Wind was a factor all day which is annoying when you are driving what amounts to a box faster than you wish. However, we were able to leave the main road and make several stops along the road and still reach Morro Bay by early afternoon. The wind on the beach was strong, but I had lunch there and it was in the 60's so not uncomfortable. It is , as they say "fresher" now and I will be rocked to sleep tonight. The clouds and rain had been left behind and the sun is bright and welcome. The locals are complaining that it is too cold. So far, I have found it quite refreshing. Unlike the spring trip certainly and the forecast for the northern coast is fair and perhaps a bit warmer for the rest the week.
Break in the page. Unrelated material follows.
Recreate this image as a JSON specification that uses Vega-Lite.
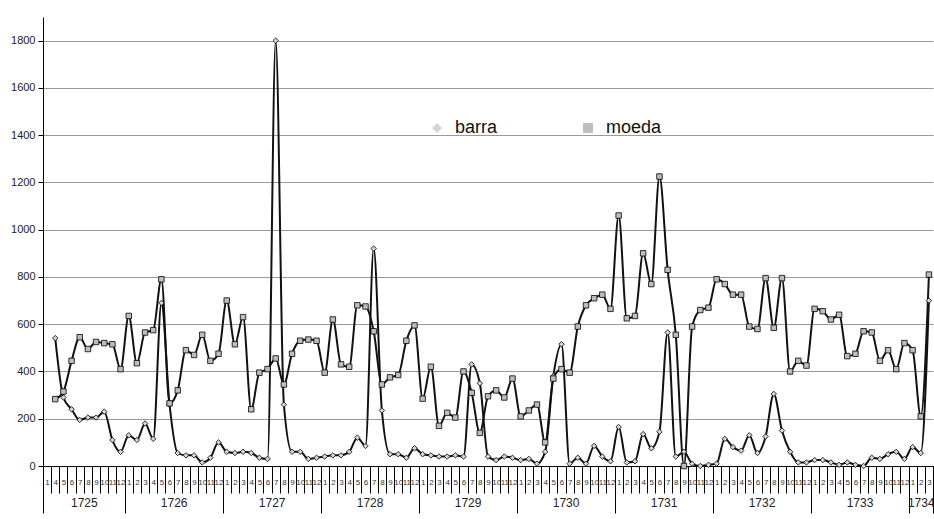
{
  "$schema": "https://vega.github.io/schema/vega-lite/v6.json",
  "width": 890,
  "height": 449,
  "autosize": {"type": "none"},
  "padding": {"left": 43, "top": 17, "right": 1, "bottom": 53},
  "background": "white",
  "config": {
    "font": "Liberation Sans",
    "view": {"stroke": null},
    "axis": {"labelColor": "#222", "tickColor": "#000", "domainColor": "#000"}
  },
  "data": {"values": [
    {"year":1725,"month":4,"i":1,"barra":541,"moeda":283},
    {"year":1725,"month":5,"i":2,"barra":290,"moeda":315},
    {"year":1725,"month":6,"i":3,"barra":240,"moeda":445},
    {"year":1725,"month":7,"i":4,"barra":195,"moeda":545},
    {"year":1725,"month":8,"i":5,"barra":205,"moeda":495},
    {"year":1725,"month":9,"i":6,"barra":205,"moeda":525},
    {"year":1725,"month":10,"i":7,"barra":230,"moeda":520},
    {"year":1725,"month":11,"i":8,"barra":110,"moeda":515},
    {"year":1725,"month":12,"i":9,"barra":60,"moeda":410},
    {"year":1726,"month":1,"i":10,"barra":130,"moeda":635},
    {"year":1726,"month":2,"i":11,"barra":110,"moeda":435},
    {"year":1726,"month":3,"i":12,"barra":180,"moeda":565},
    {"year":1726,"month":4,"i":13,"barra":115,"moeda":575},
    {"year":1726,"month":5,"i":14,"barra":690,"moeda":790},
    {"year":1726,"month":6,"i":15,"barra":260,"moeda":265},
    {"year":1726,"month":7,"i":16,"barra":55,"moeda":320},
    {"year":1726,"month":8,"i":17,"barra":45,"moeda":490},
    {"year":1726,"month":9,"i":18,"barra":45,"moeda":470},
    {"year":1726,"month":10,"i":19,"barra":15,"moeda":555},
    {"year":1726,"month":11,"i":20,"barra":35,"moeda":445},
    {"year":1726,"month":12,"i":21,"barra":100,"moeda":475},
    {"year":1727,"month":1,"i":22,"barra":60,"moeda":700},
    {"year":1727,"month":2,"i":23,"barra":55,"moeda":515},
    {"year":1727,"month":3,"i":24,"barra":60,"moeda":630},
    {"year":1727,"month":4,"i":25,"barra":55,"moeda":240},
    {"year":1727,"month":5,"i":26,"barra":35,"moeda":395},
    {"year":1727,"month":6,"i":27,"barra":30,"moeda":410},
    {"year":1727,"month":7,"i":28,"barra":1800,"moeda":455},
    {"year":1727,"month":8,"i":29,"barra":260,"moeda":345},
    {"year":1727,"month":9,"i":30,"barra":60,"moeda":475},
    {"year":1727,"month":10,"i":31,"barra":60,"moeda":530},
    {"year":1727,"month":11,"i":32,"barra":30,"moeda":535},
    {"year":1727,"month":12,"i":33,"barra":35,"moeda":530},
    {"year":1728,"month":1,"i":34,"barra":40,"moeda":395},
    {"year":1728,"month":2,"i":35,"barra":45,"moeda":620},
    {"year":1728,"month":3,"i":36,"barra":45,"moeda":430},
    {"year":1728,"month":4,"i":37,"barra":60,"moeda":420},
    {"year":1728,"month":5,"i":38,"barra":120,"moeda":680},
    {"year":1728,"month":6,"i":39,"barra":85,"moeda":675},
    {"year":1728,"month":7,"i":40,"barra":920,"moeda":570},
    {"year":1728,"month":8,"i":41,"barra":235,"moeda":345},
    {"year":1728,"month":9,"i":42,"barra":50,"moeda":375},
    {"year":1728,"month":10,"i":43,"barra":50,"moeda":385},
    {"year":1728,"month":11,"i":44,"barra":35,"moeda":530},
    {"year":1728,"month":12,"i":45,"barra":75,"moeda":595},
    {"year":1729,"month":1,"i":46,"barra":50,"moeda":285},
    {"year":1729,"month":2,"i":47,"barra":45,"moeda":420},
    {"year":1729,"month":3,"i":48,"barra":40,"moeda":170},
    {"year":1729,"month":4,"i":49,"barra":40,"moeda":225},
    {"year":1729,"month":5,"i":50,"barra":45,"moeda":205},
    {"year":1729,"month":6,"i":51,"barra":40,"moeda":400},
    {"year":1729,"month":7,"i":52,"barra":430,"moeda":310},
    {"year":1729,"month":8,"i":53,"barra":350,"moeda":140},
    {"year":1729,"month":9,"i":54,"barra":40,"moeda":295},
    {"year":1729,"month":10,"i":55,"barra":25,"moeda":320},
    {"year":1729,"month":11,"i":56,"barra":40,"moeda":290},
    {"year":1729,"month":12,"i":57,"barra":35,"moeda":370},
    {"year":1730,"month":1,"i":58,"barra":25,"moeda":210},
    {"year":1730,"month":2,"i":59,"barra":30,"moeda":235},
    {"year":1730,"month":3,"i":60,"barra":10,"moeda":260},
    {"year":1730,"month":4,"i":61,"barra":60,"moeda":100},
    {"year":1730,"month":5,"i":62,"barra":380,"moeda":370},
    {"year":1730,"month":6,"i":63,"barra":515,"moeda":410},
    {"year":1730,"month":7,"i":64,"barra":10,"moeda":395},
    {"year":1730,"month":8,"i":65,"barra":35,"moeda":590},
    {"year":1730,"month":9,"i":66,"barra":10,"moeda":680},
    {"year":1730,"month":10,"i":67,"barra":85,"moeda":710},
    {"year":1730,"month":11,"i":68,"barra":40,"moeda":725},
    {"year":1730,"month":12,"i":69,"barra":20,"moeda":665},
    {"year":1731,"month":1,"i":70,"barra":165,"moeda":1060},
    {"year":1731,"month":2,"i":71,"barra":15,"moeda":625},
    {"year":1731,"month":3,"i":72,"barra":20,"moeda":635},
    {"year":1731,"month":4,"i":73,"barra":135,"moeda":900},
    {"year":1731,"month":5,"i":74,"barra":75,"moeda":770},
    {"year":1731,"month":6,"i":75,"barra":145,"moeda":1225},
    {"year":1731,"month":7,"i":76,"barra":565,"moeda":830},
    {"year":1731,"month":8,"i":77,"barra":40,"moeda":555},
    {"year":1731,"month":9,"i":78,"barra":60,"moeda":0},
    {"year":1731,"month":10,"i":79,"barra":10,"moeda":590},
    {"year":1731,"month":11,"i":80,"barra":0,"moeda":660},
    {"year":1731,"month":12,"i":81,"barra":5,"moeda":670},
    {"year":1732,"month":1,"i":82,"barra":10,"moeda":790},
    {"year":1732,"month":2,"i":83,"barra":115,"moeda":770},
    {"year":1732,"month":3,"i":84,"barra":80,"moeda":725},
    {"year":1732,"month":4,"i":85,"barra":65,"moeda":725},
    {"year":1732,"month":5,"i":86,"barra":130,"moeda":590},
    {"year":1732,"month":6,"i":87,"barra":55,"moeda":580},
    {"year":1732,"month":7,"i":88,"barra":125,"moeda":795},
    {"year":1732,"month":8,"i":89,"barra":305,"moeda":585},
    {"year":1732,"month":9,"i":90,"barra":150,"moeda":795},
    {"year":1732,"month":10,"i":91,"barra":60,"moeda":400},
    {"year":1732,"month":11,"i":92,"barra":15,"moeda":445},
    {"year":1732,"month":12,"i":93,"barra":15,"moeda":425},
    {"year":1733,"month":1,"i":94,"barra":25,"moeda":665},
    {"year":1733,"month":2,"i":95,"barra":25,"moeda":655},
    {"year":1733,"month":3,"i":96,"barra":15,"moeda":620},
    {"year":1733,"month":4,"i":97,"barra":5,"moeda":640},
    {"year":1733,"month":5,"i":98,"barra":15,"moeda":465},
    {"year":1733,"month":6,"i":99,"barra":5,"moeda":475},
    {"year":1733,"month":7,"i":100,"barra":0,"moeda":570},
    {"year":1733,"month":8,"i":101,"barra":35,"moeda":565},
    {"year":1733,"month":9,"i":102,"barra":30,"moeda":445},
    {"year":1733,"month":10,"i":103,"barra":50,"moeda":490},
    {"year":1733,"month":11,"i":104,"barra":60,"moeda":410},
    {"year":1733,"month":12,"i":105,"barra":30,"moeda":520},
    {"year":1734,"month":1,"i":106,"barra":80,"moeda":490},
    {"year":1734,"month":2,"i":107,"barra":55,"moeda":210},
    {"year":1734,"month":3,"i":108,"barra":700,"moeda":810}
  ]},
  "resolve": {"axis": {"x": "independent"}},
  "layer": [
    {
      "transform": [{"fold": ["barra", "moeda"], "as": ["serie", "valor"]}],
      "mark": {"type": "line", "color": "#111", "strokeWidth": 2, "interpolate": "monotone"},
      "encoding": {
        "x": {"field": "i", "type": "quantitative",
          "scale": {"domain": [-0.5, 108.5], "nice": false, "zero": false},
          "axis": {"title": null, "orient": "bottom", "values": [-0.5,0.5,1.5,2.5,3.5,4.5,5.5,6.5,7.5,8.5,9.5,10.5,11.5,12.5,13.5,14.5,15.5,16.5,17.5,18.5,19.5,20.5,21.5,22.5,23.5,24.5,25.5,26.5,27.5,28.5,29.5,30.5,31.5,32.5,33.5,34.5,35.5,36.5,37.5,38.5,39.5,40.5,41.5,42.5,43.5,44.5,45.5,46.5,47.5,48.5,49.5,50.5,51.5,52.5,53.5,54.5,55.5,56.5,57.5,58.5,59.5,60.5,61.5,62.5,63.5,64.5,65.5,66.5,67.5,68.5,69.5,70.5,71.5,72.5,73.5,74.5,75.5,76.5,77.5,78.5,79.5,80.5,81.5,82.5,83.5,84.5,85.5,86.5,87.5,88.5,89.5,90.5,91.5,92.5,93.5,94.5,95.5,96.5,97.5,98.5,99.5,100.5,101.5,102.5,103.5,104.5,105.5,106.5,107.5,108.5],
            "labels": false, "tickSize": 27, "tickWidth": 1, "grid": false, "domainWidth": 1}
        },
        "y": {"field": "valor", "type": "quantitative",
          "scale": {"domain": [0, 1900], "nice": false},
          "axis": {"title": null, "values": [0,200,400,600,800,1000,1200,1400,1600,1800], "format": "d",
            "grid": true, "gridColor": "#9a9a9a", "gridWidth": 1, "tickSize": 5, "labelFontSize": 11, "labelPadding": 3, "domainWidth": 1}
        },
        "detail": {"field": "serie"}
      }
    },
    {
      "transform": [{"fold": ["barra", "moeda"], "as": ["serie", "valor"]}],
      "mark": {"type": "point", "filled": true, "stroke": "#000", "strokeWidth": 0.8, "size": 30, "opacity": 1},
      "encoding": {
        "x": {"field": "i", "type": "quantitative",
          "axis": {"title": null, "orient": "bottom", "values": [0,1,2,3,4,5,6,7,8,9,10,11,12,13,14,15,16,17,18,19,20,21,22,23,24,25,26,27,28,29,30,31,32,33,34,35,36,37,38,39,40,41,42,43,44,45,46,47,48,49,50,51,52,53,54,55,56,57,58,59,60,61,62,63,64,65,66,67,68,69,70,71,72,73,74,75,76,77,78,79,80,81,82,83,84,85,86,87,88,89,90,91,92,93,94,95,96,97,98,99,100,101,102,103,104,105,106,107,108],
            "ticks": false, "tickSize": 0, "domain": false, "grid": false, "labelFontSize": 8, "labelPadding": 12, "labelOverlap": false, "labelBound": false, "labelFlush": false,
            "labelFont": "Liberation Sans Narrow, Liberation Sans", "labelColor": "#333",
            "labelExpr": "datum.value == 0 ? '1' : (datum.value < 10 ? '' + (datum.value + 3) : '' + ((datum.value - 10) % 12 + 1))"}
        },
        "y": {"field": "valor", "type": "quantitative"},
        "shape": {"field": "serie", "type": "nominal",
          "scale": {"domain": ["barra", "moeda"], "range": ["diamond", "square"]},
          "legend": {"title": null, "orient": "none", "legendX": 385, "legendY": 102, "direction": "horizontal",
            "symbolSize": 100, "labelFontSize": 18, "labelOffset": 9, "columnPadding": 81, "padding": 0,
            "symbolStrokeColor": "#000", "symbolStrokeWidth": 1.3, "labelColor": "#111"}
        },
        "fill": {"field": "serie", "type": "nominal",
          "scale": {"domain": ["barra", "moeda"], "range": ["#d4d4d4", "#bdbdbd"]},
          "legend": null
        }
      }
    },
    {
      "mark": {"type": "rule", "opacity": 0},
      "encoding": {
        "x": {"field": "i", "type": "quantitative",
          "axis": {"title": null, "orient": "bottom", "values": [-0.5, 9.5, 21.5, 33.5, 45.5, 57.5, 69.5, 81.5, 93.5, 105.5, 108.5],
            "labels": false, "tickSize": 47, "tickWidth": 1, "domain": false, "grid": false}
        }
      }
    },
    {
      "mark": {"type": "rule", "opacity": 0},
      "encoding": {
        "x": {"field": "i", "type": "quantitative",
          "axis": {"title": null, "orient": "bottom", "values": [4.5, 15.5, 27.5, 39.5, 51.5, 63.5, 75.5, 87.5, 99.5, 107],
            "ticks": false, "tickSize": 0, "domain": false, "grid": false, "labelFontSize": 12, "labelPadding": 31,
            "labelOverlap": false, "labelBound": false, "labelFlush": false,
            "labelExpr": "datum.value < 10 ? '1725' : '' + (1726 + floor((datum.value - 10) / 12))"}
        }
      }
    }
  ]
}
This trip will last about a month. The driving, unlike the marathon of the spring, will be much less. Southern Oregon is the farthest I will go. The Coast will be first and then inland to visit the banks of the Rogue River, Asland, Medford, and then back south to the Redwoods National Forest. That is the plan, as you know, I am not good a keeping with plans, but one overriding desire does exist. I wan to go into the woods and sit and think and enjoy the quiet. The television seems not to work as it relies on one of those conversion boxes that no one here has had much luck with including myself. The Public Radio system in Oregon is good and the satellite radio works so long as it is not blocked by the giant trees or the cliffs along El Camino Real which will be the main route. This is the route of the famous Franciscan Missions, some, now nearly 300 years later, still operating after the Franciscan Friars led by Junipero Sierra blazed the trail to convert the "savages" to Catholicism. Others are ruins. All are interesting. We have been this way before and seen many of them on this, the first route north in California long before it was in the control of the United States. It is also now as U.S.101 and on my return I will travel through the area of California known as the "Lost Coast" since there is no road that runs along the ocean as Route 1, The Pacific Coast Highway does south of Legget. It is an odd, and in some ways an enchanted place of dirt farm roads and great trees as well as farms that run all the way to the surf. Grazing cows are sometimes seen wading in the surf there in warm weather.
So I and my faithful companion are once again off on a grand adventure. All our adventures are grand just in the fact that we manage them and get home. This will be the last of the year with only local trips hereafter. The van has a slight wound now, a glitch in the ignition system that makes the front battery drain in the night. There is a remote starter involved and it seems to be interfering with the normal starting process. It can be overcome, but I would like it to be fixed and as it happens there is a place here in Morro Bay that can look at it in the morning. If they can and it takes some time, I will still be south of San Francisco tomorrow night. That is why itineraries are rather useless. I would like to have it done, just to know something worse is not happening. It is not rocket science. Anyone with an elementary knowledge of electricity and the 12 volt system--I am not in that group--can make it stop, if not wholly repair it. I can live with either for now.
So it will be onward and northward for the next week and a slow pace, a pace this trip seems to need.
If you come along, I will try not to bore you. The places and people of interest are out there as always. I will try to find them and tell you of them.